It's amazing how one well-intentioned sentence can pluck a man from the midst of Easter joy and plunge him back into the dryness of the desert.
"If you can believe this," Fr. Dave said about the resurrection, "and not everyone can, but if you can believe this," and I don't know if he was pleading with us to believe or, more likely, to grasp the implications of what we say we believe, "it makes all the difference."
A Lent full of reflecting on Christ on the cross had me no longer considering whether I believe or not. My year had started off with a book - also well-intentioned but not working for me - that knocked me spiritually off balance. A good friend shared another book that I've been reading and reflecting on ever since. My eyes back on Christ at last, I'd so immersed in the Triduum that I'd finally forgotten the issue of whether I believe. After an emotionally and spiritually challenging Lent, I was filled with the joy of Easter, the glorious music and the amazing empty tomb and the bright light of Christ banishing my darkness.

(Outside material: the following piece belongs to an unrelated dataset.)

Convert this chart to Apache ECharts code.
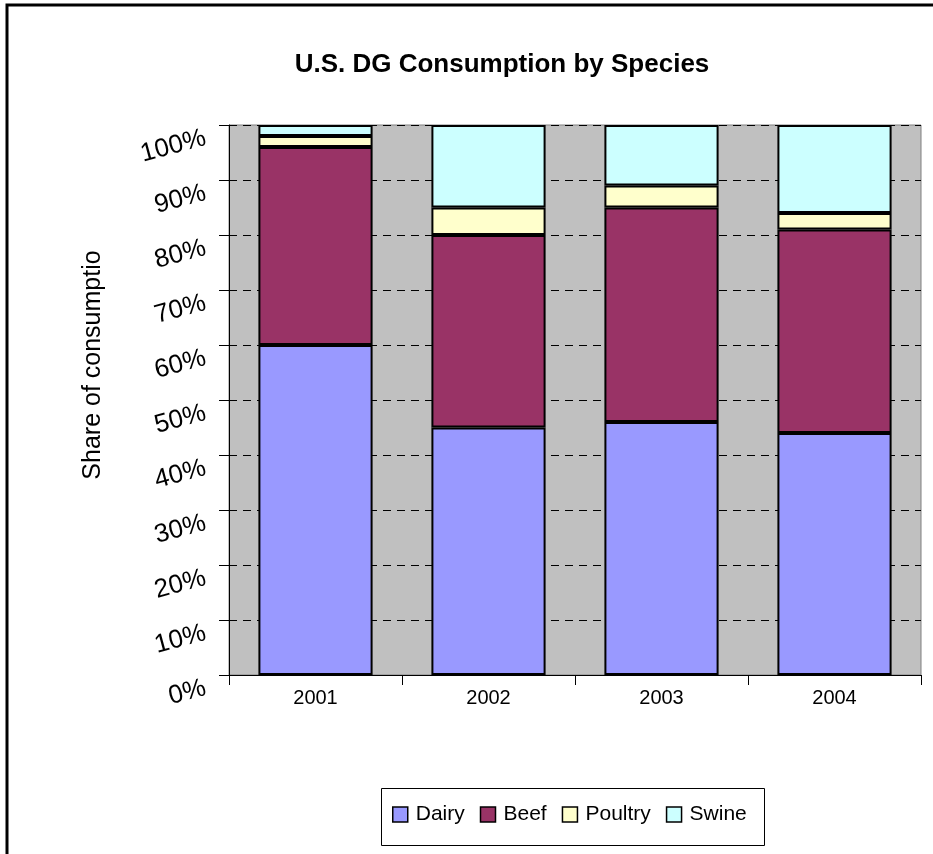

And it all seemed to extinguish in an instant. I know that many saints have struggled with the silence of God in their lives for prolonged periods, with the darkness of not sensing his presence and having to rely on what they believe rather than what they feel, with questioning whether they truly believe.
I cannot feel my faith right now. I'm going to try to trust that I will again, and to live what I do not feel. I'm going to go do some dishes for my wife now.